Statement on Ombudsman Samuel Martires’ proposal to penalize those who make commentaries on SALNs
September 15, 2021

The Ateneo Human Rights Center (AHRC) expresses its concern over the recent statements and policies made by Ombudsman Samuel Martires on restricting public access to Statements of Assets and Liabilities (SALNs) of public officials and employees. In particular, the AHRC strongly opposes Ombudsman Martires’ proposal to penalize those who make “commentaries” on the SALNs of public officials and employees amidst his office’s continuous denial of requests for copies of President Rodrigo Duterte’s SALNs.

As a symbol of public transparency, no less than the Constitution mandates under Article 17, Section 17 that a public official or employee’s SALN must be disclosed to the public. Ombudsman Martires’ recent pronouncements clearly go against this principle of transparency among public officials, in line with the principle that public office is a public trust. 

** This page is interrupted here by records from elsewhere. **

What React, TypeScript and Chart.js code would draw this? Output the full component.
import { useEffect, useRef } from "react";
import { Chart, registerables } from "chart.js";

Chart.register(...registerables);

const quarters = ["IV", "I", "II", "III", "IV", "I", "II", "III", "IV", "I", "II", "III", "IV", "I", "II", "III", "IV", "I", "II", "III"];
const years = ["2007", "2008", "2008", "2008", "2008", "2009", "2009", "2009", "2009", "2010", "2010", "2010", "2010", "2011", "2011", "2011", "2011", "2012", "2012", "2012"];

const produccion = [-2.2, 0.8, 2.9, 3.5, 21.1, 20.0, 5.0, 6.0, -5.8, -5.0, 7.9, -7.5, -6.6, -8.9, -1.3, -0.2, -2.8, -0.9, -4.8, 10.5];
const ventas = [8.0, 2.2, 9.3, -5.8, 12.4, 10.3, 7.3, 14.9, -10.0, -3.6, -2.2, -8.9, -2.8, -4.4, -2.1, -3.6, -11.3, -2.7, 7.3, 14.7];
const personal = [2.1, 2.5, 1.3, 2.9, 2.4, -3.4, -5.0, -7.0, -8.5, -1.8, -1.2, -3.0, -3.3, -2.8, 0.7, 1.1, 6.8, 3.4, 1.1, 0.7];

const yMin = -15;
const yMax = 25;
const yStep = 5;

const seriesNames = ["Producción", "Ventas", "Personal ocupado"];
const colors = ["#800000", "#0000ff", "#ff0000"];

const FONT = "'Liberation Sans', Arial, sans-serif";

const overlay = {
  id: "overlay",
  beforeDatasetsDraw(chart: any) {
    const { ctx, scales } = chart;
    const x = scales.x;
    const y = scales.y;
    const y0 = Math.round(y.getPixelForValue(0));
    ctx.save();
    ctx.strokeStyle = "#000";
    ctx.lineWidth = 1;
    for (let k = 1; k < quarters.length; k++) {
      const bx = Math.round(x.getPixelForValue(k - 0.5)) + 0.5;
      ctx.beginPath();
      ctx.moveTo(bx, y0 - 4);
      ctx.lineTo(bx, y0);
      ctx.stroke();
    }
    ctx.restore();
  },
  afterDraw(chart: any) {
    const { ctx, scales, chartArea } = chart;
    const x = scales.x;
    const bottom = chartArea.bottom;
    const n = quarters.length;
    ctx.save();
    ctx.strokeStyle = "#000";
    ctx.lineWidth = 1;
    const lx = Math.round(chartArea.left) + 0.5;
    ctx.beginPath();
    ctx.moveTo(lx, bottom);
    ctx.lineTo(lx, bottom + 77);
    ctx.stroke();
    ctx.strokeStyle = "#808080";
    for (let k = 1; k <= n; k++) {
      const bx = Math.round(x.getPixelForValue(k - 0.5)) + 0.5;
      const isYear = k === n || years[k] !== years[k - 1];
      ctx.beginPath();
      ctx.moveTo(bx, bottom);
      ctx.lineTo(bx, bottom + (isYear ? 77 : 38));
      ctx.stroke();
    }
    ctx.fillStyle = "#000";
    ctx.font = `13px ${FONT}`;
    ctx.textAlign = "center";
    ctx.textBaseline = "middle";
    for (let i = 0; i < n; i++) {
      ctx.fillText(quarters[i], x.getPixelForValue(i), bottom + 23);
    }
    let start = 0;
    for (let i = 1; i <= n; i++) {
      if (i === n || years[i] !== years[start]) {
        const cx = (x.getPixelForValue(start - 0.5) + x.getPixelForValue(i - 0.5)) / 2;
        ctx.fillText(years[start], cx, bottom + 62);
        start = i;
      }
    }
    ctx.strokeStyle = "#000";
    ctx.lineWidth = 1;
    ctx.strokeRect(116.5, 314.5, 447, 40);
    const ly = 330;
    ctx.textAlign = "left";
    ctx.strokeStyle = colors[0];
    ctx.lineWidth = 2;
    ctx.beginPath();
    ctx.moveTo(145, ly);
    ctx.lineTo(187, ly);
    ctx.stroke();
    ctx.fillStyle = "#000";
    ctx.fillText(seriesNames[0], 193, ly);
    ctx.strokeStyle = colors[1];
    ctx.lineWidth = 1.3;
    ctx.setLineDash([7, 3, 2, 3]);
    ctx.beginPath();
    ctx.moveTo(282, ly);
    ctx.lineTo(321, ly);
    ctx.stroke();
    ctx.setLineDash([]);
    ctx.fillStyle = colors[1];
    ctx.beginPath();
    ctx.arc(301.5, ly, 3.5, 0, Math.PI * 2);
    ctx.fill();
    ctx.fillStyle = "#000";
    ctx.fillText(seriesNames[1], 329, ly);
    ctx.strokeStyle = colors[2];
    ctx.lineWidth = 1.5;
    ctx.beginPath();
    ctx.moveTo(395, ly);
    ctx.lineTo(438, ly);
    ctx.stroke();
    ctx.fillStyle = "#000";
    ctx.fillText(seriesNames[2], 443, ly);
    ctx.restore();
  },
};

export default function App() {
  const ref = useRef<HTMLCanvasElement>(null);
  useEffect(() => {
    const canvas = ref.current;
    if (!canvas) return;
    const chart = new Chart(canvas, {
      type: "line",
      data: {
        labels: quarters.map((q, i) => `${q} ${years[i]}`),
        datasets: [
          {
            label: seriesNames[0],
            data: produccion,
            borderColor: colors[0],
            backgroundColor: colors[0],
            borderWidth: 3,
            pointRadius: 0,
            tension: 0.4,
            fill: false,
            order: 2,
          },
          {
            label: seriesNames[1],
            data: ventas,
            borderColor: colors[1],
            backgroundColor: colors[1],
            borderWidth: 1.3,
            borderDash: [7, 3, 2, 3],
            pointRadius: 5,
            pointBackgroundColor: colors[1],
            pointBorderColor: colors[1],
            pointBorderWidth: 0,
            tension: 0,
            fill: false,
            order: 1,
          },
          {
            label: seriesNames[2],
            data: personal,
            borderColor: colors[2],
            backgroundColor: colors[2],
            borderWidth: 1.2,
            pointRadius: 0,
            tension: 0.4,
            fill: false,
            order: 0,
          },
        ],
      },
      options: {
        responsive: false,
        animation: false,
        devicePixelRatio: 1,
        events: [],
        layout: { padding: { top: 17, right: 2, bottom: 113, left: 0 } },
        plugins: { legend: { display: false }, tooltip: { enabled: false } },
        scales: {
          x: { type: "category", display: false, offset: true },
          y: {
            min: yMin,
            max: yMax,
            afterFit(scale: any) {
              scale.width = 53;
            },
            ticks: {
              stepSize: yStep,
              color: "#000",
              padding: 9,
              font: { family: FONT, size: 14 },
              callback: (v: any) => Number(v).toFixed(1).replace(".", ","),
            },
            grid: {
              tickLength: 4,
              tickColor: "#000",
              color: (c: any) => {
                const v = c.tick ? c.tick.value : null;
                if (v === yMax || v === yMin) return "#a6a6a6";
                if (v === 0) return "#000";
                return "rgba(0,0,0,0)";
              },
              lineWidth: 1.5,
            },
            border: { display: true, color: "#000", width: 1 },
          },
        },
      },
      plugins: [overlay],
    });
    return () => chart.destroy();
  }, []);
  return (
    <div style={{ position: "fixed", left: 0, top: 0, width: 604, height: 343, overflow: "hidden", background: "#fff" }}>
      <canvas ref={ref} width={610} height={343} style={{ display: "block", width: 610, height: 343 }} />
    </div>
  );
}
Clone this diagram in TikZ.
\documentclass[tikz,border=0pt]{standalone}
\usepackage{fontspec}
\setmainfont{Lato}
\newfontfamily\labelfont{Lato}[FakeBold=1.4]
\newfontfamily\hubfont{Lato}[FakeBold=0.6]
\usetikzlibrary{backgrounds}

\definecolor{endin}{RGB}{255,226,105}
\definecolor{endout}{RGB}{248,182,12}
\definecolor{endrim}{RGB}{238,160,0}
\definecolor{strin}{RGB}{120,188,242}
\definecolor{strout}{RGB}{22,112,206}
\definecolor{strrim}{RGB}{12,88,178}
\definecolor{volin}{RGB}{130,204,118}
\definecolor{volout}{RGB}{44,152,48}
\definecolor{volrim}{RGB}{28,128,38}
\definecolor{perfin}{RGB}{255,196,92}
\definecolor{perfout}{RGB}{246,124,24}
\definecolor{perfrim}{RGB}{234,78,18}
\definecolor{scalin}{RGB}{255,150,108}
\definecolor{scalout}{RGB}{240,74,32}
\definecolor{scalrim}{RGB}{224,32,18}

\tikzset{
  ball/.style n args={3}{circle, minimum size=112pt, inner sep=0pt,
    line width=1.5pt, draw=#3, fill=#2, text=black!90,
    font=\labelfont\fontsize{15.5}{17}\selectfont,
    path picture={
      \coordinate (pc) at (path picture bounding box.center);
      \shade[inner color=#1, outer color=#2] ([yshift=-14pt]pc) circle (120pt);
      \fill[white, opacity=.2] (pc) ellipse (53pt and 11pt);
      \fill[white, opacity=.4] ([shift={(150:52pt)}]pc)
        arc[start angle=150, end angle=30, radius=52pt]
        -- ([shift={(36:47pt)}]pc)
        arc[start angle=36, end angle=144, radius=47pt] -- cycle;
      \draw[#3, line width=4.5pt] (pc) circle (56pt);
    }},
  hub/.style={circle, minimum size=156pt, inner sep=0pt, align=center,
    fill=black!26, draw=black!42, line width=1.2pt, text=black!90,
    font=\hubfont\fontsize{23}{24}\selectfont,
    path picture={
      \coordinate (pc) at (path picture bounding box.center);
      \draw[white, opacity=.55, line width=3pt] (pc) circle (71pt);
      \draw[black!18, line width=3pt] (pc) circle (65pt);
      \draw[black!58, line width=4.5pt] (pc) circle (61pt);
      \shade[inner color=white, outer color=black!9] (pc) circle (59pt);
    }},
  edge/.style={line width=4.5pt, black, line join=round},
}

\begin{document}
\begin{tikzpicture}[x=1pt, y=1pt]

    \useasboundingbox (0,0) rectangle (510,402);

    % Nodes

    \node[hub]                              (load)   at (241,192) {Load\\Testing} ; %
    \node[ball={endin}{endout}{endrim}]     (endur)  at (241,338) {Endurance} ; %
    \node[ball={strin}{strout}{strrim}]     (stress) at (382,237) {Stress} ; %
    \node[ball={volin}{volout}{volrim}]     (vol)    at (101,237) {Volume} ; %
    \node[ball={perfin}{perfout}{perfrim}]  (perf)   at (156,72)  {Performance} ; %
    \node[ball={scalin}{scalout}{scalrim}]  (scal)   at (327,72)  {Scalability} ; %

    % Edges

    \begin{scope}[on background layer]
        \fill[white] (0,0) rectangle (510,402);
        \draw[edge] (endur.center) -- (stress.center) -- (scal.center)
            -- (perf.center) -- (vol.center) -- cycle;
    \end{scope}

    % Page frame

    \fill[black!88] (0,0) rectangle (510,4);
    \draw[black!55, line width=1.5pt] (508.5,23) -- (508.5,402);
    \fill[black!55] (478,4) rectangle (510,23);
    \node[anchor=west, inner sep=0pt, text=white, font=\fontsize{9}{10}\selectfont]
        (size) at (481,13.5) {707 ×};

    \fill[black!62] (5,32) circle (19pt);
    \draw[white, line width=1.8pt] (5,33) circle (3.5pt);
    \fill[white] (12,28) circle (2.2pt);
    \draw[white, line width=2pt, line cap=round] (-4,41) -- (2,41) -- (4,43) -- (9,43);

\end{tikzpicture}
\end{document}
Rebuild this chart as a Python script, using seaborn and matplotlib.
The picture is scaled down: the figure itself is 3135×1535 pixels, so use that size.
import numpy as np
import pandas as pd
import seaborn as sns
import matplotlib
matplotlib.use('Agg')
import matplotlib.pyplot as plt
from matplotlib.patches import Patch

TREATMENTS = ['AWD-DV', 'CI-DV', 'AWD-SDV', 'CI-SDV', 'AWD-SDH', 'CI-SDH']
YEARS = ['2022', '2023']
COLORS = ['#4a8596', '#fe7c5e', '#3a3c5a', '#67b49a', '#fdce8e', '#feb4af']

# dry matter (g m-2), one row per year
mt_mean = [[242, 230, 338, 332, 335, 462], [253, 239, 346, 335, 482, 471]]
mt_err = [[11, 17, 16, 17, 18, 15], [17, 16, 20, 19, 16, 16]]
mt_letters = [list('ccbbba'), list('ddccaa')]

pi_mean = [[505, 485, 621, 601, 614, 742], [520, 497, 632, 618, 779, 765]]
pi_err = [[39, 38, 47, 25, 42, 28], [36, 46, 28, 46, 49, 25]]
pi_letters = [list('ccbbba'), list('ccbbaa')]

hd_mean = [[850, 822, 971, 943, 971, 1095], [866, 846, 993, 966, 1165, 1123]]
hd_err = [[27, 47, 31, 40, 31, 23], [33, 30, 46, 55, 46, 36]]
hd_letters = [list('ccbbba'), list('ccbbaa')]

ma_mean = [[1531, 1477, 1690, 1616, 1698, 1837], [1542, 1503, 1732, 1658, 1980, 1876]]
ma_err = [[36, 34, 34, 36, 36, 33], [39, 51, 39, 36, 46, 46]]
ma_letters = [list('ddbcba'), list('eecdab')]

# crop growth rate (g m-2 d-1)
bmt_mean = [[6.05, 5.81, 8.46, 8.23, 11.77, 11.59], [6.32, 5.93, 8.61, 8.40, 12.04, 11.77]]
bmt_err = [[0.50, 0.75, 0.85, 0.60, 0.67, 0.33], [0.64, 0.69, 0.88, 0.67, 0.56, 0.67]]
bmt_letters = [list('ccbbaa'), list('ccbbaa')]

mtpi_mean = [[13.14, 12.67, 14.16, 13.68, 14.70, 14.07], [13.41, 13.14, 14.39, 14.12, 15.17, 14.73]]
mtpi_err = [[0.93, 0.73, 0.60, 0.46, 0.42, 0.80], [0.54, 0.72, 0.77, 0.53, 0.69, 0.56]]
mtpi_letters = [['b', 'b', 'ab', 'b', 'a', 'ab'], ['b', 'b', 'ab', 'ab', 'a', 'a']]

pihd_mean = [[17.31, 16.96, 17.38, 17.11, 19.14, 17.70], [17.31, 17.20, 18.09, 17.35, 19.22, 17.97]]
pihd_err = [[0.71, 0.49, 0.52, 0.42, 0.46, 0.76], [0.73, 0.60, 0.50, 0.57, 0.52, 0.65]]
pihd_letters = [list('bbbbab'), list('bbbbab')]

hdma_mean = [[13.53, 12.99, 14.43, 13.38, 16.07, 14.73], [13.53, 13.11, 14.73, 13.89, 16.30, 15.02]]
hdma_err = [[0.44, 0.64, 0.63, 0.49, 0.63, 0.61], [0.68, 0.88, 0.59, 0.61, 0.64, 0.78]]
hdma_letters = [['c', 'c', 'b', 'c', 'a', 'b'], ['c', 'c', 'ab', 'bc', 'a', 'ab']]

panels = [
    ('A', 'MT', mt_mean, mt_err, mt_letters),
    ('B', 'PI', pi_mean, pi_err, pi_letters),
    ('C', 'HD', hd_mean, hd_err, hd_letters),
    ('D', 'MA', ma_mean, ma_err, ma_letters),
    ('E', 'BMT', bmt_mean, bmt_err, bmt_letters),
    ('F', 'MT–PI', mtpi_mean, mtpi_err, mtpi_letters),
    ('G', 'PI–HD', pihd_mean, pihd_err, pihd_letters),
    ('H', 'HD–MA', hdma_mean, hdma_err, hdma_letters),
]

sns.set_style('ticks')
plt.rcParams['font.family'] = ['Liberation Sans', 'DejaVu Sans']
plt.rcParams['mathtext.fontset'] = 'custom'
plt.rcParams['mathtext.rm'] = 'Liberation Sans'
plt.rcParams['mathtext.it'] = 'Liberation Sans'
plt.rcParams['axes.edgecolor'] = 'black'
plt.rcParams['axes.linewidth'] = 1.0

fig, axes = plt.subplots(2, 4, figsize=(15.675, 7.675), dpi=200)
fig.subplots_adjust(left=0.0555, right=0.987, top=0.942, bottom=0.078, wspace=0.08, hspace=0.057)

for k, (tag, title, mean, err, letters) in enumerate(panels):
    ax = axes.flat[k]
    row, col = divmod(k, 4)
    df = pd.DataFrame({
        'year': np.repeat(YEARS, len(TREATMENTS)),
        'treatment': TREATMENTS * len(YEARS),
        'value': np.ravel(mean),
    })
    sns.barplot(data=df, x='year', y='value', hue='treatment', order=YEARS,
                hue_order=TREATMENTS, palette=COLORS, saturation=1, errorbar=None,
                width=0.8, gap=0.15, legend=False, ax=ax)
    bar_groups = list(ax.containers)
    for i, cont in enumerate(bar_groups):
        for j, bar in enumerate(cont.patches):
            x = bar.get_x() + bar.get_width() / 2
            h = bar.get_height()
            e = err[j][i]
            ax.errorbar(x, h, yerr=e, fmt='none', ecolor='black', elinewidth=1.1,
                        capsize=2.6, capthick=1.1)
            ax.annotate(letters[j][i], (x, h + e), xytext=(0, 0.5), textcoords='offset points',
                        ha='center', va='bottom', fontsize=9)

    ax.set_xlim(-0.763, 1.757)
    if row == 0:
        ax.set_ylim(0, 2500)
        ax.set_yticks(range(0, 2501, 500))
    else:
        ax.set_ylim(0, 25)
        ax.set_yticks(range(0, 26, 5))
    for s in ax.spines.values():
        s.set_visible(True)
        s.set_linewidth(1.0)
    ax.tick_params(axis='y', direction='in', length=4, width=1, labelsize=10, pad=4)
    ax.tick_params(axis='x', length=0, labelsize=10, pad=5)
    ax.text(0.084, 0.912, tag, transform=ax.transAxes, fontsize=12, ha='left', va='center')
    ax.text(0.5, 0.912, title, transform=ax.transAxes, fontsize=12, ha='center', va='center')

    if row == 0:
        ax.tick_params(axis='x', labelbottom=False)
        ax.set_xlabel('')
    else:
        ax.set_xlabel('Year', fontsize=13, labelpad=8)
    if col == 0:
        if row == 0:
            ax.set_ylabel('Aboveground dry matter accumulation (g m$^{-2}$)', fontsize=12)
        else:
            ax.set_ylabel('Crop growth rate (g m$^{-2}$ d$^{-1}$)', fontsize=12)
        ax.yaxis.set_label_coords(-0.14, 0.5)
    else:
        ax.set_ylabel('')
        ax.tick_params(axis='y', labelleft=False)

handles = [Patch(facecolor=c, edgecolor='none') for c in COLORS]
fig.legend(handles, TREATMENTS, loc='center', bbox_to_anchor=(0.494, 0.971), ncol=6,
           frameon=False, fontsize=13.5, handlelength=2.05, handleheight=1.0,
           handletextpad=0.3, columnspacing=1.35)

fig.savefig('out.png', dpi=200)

We also note that Ombudsman Martires’ policies to refuse the disclosure of SALNs to the public is against Republic Act No. 6713 or the Code of Conduct and Ethical Standards for Public Officials and Employees. RA 6713 was enacted in the spirit of transparency; government officials are obligated to be transparent about their assets and liabilities. Section 8(C) of RA 6713 says that SALNs “shall be available for inspection within reasonable hours, xxx and for copying or reproduction within 10 days from the time they are required to be filed.”

Ombudsman Martires’ proposal to amend RA 6713 and impose imprisonment of five years for anyone who makes “commentaries” on the SALNs of government officials and employees clearly contradicts our constitutionally protected rights to freedom of the press, freedom of expression, and right to information. Such a proposal continues to undermine these rights under this administration. 

Our Constitution guarantees the people the right to information on matters of public concern. (1987 Constitution, Article 3, section 7). Public officials, both elected or appointed, hold their office in trust for the people. Whether they are able to maintain honesty and integrity in their office, as can be reflected in their SALNs, is a matter of public concern.

Penalizing commentaries on SALNs goes against our freedom of expression. The people have the right to participate in matters of governance and this participation covers discussions that, at times, may put our public officials under scrutiny. By penalizing commentaries, transparency and accountability will be discouraged while public officials will receive a privilege against public scrutiny and embolden those to continuously involve themselves in corrupt acts without any means to hold them accountable – including the Office of the Ombudsman.